═════ Provided material
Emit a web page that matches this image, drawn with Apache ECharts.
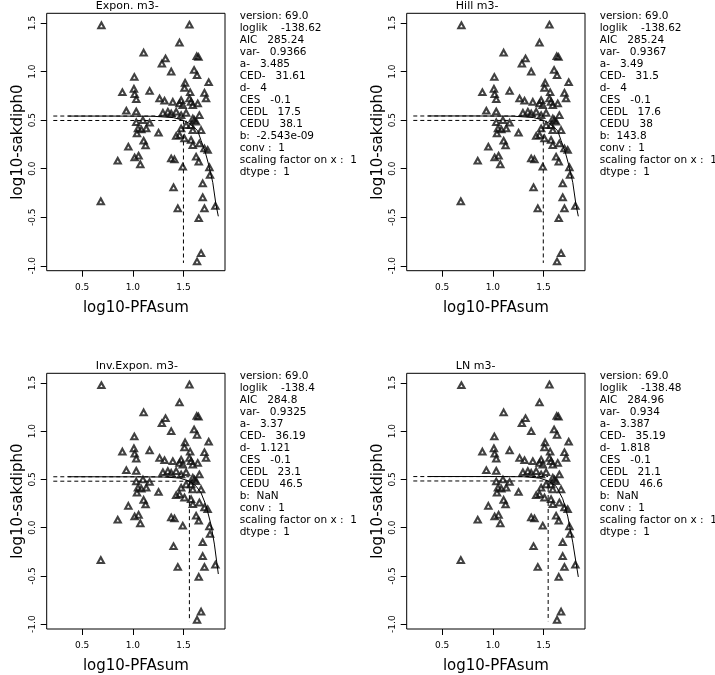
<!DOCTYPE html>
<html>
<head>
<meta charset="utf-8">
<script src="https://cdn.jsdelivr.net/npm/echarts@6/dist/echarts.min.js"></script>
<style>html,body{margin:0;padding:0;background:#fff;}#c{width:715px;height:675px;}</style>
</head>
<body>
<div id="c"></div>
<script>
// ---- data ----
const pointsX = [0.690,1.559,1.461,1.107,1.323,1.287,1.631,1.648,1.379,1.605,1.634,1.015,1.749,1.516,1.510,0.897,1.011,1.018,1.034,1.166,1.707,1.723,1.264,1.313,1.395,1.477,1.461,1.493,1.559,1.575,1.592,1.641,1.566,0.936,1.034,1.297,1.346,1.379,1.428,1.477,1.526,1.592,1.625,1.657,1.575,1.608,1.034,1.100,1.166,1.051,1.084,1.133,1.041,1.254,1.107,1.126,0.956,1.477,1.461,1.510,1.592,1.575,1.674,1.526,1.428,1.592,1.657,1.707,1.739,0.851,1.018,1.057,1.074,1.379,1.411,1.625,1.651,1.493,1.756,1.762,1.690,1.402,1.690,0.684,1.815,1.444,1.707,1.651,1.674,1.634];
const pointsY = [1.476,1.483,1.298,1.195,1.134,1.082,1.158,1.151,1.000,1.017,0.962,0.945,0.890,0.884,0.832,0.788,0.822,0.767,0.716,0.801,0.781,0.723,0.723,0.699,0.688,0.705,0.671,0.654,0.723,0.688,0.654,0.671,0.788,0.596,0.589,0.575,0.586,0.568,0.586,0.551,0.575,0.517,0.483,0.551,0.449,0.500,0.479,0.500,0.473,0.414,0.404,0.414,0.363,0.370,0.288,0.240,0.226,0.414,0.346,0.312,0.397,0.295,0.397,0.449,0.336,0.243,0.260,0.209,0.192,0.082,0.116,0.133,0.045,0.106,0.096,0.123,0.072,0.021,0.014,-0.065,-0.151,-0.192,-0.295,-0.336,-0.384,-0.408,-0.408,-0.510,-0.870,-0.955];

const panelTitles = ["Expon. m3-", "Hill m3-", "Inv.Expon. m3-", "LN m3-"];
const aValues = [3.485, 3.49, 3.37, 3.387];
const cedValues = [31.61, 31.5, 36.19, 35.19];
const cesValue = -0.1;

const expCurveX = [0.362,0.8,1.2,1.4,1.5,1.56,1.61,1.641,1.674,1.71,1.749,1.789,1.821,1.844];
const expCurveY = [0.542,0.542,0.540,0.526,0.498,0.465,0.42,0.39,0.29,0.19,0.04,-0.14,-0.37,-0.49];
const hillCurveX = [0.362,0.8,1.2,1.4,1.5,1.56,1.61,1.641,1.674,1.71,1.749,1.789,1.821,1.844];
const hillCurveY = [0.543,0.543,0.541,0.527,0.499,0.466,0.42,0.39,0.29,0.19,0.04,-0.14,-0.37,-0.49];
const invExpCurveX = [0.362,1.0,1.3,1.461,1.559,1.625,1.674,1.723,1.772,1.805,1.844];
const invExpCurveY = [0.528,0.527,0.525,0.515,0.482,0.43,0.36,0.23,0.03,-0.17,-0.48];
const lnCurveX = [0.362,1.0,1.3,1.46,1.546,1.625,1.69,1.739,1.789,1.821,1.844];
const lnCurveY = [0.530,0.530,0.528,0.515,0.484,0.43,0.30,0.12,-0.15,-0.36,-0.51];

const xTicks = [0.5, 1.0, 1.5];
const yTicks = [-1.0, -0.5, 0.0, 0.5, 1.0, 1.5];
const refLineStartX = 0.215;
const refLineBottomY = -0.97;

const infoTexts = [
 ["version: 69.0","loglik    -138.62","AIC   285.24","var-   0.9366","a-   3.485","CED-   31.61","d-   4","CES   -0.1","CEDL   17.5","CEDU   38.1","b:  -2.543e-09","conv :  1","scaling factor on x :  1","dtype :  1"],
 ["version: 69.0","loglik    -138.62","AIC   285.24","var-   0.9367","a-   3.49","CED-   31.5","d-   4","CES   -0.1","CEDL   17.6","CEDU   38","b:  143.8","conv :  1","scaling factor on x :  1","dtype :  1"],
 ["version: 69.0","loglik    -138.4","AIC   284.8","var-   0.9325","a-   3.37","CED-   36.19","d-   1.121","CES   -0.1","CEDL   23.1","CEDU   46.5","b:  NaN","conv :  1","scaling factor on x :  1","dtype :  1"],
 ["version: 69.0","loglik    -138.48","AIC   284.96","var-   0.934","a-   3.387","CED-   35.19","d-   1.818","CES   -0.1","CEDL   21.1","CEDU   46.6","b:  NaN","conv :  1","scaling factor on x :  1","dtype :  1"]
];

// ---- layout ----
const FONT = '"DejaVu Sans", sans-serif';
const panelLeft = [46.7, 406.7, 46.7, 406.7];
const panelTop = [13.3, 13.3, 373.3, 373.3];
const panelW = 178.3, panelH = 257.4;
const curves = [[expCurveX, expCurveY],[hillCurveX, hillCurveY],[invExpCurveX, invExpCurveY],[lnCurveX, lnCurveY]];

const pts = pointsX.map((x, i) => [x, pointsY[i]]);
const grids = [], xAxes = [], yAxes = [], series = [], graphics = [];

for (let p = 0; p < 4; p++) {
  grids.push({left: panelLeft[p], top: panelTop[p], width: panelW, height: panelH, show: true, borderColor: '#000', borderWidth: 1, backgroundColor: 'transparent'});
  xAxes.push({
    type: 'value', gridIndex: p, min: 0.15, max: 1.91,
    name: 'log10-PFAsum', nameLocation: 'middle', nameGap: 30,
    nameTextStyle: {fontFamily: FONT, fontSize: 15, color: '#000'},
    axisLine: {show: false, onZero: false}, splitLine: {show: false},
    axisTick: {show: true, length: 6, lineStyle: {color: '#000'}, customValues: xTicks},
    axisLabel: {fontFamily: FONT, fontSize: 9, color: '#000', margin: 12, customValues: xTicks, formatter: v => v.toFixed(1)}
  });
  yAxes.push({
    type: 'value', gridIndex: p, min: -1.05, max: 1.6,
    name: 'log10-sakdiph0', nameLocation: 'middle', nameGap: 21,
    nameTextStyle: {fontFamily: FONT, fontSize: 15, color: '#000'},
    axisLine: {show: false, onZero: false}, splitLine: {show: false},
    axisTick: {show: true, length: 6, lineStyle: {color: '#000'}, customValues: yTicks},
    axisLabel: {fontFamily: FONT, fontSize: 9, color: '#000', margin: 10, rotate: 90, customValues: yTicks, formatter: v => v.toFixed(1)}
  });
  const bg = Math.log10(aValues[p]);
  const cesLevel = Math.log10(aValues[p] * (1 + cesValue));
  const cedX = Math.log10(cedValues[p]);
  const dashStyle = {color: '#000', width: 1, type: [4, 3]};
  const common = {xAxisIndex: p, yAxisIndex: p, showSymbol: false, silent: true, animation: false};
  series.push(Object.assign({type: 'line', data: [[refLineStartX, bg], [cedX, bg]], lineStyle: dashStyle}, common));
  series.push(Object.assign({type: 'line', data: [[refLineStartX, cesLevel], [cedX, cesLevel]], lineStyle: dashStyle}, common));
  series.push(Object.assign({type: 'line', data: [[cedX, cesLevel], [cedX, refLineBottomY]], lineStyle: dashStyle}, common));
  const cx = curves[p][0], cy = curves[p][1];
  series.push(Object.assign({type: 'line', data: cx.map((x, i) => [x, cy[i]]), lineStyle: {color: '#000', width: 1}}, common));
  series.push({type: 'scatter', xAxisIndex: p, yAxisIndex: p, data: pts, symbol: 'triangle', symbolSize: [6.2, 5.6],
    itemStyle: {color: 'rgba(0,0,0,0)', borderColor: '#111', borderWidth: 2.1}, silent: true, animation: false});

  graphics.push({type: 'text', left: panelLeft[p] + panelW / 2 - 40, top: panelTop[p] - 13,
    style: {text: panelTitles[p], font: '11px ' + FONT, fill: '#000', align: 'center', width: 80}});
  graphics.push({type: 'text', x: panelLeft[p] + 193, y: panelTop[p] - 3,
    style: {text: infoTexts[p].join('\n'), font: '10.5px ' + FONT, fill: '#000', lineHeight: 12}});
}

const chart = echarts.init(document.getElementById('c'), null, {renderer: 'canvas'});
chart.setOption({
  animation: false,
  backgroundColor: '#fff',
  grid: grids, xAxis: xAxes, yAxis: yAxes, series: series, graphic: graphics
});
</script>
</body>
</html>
══════════
▶ Work to complete: Output exactly the span of lines from the top of the listing through the line holding "const cesValue = -0.1;", and leave every picture out.

▶ Finished answer:
Emit a web page that matches this image, drawn with Apache ECharts.
<!DOCTYPE html>
<html>
<head>
<meta charset="utf-8">
<script src="https://cdn.jsdelivr.net/npm/echarts@6/dist/echarts.min.js"></script>
<style>html,body{margin:0;padding:0;background:#fff;}#c{width:715px;height:675px;}</style>
</head>
<body>
<div id="c"></div>
<script>
// ---- data ----
const pointsX = [0.690,1.559,1.461,1.107,1.323,1.287,1.631,1.648,1.379,1.605,1.634,1.015,1.749,1.516,1.510,0.897,1.011,1.018,1.034,1.166,1.707,1.723,1.264,1.313,1.395,1.477,1.461,1.493,1.559,1.575,1.592,1.641,1.566,0.936,1.034,1.297,1.346,1.379,1.428,1.477,1.526,1.592,1.625,1.657,1.575,1.608,1.034,1.100,1.166,1.051,1.084,1.133,1.041,1.254,1.107,1.126,0.956,1.477,1.461,1.510,1.592,1.575,1.674,1.526,1.428,1.592,1.657,1.707,1.739,0.851,1.018,1.057,1.074,1.379,1.411,1.625,1.651,1.493,1.756,1.762,1.690,1.402,1.690,0.684,1.815,1.444,1.707,1.651,1.674,1.634];
const pointsY = [1.476,1.483,1.298,1.195,1.134,1.082,1.158,1.151,1.000,1.017,0.962,0.945,0.890,0.884,0.832,0.788,0.822,0.767,0.716,0.801,0.781,0.723,0.723,0.699,0.688,0.705,0.671,0.654,0.723,0.688,0.654,0.671,0.788,0.596,0.589,0.575,0.586,0.568,0.586,0.551,0.575,0.517,0.483,0.551,0.449,0.500,0.479,0.500,0.473,0.414,0.404,0.414,0.363,0.370,0.288,0.240,0.226,0.414,0.346,0.312,0.397,0.295,0.397,0.449,0.336,0.243,0.260,0.209,0.192,0.082,0.116,0.133,0.045,0.106,0.096,0.123,0.072,0.021,0.014,-0.065,-0.151,-0.192,-0.295,-0.336,-0.384,-0.408,-0.408,-0.510,-0.870,-0.955];

const panelTitles = ["Expon. m3-", "Hill m3-", "Inv.Expon. m3-", "LN m3-"];
const aValues = [3.485, 3.49, 3.37, 3.387];
const cedValues = [31.61, 31.5, 36.19, 35.19];
const cesValue = -0.1;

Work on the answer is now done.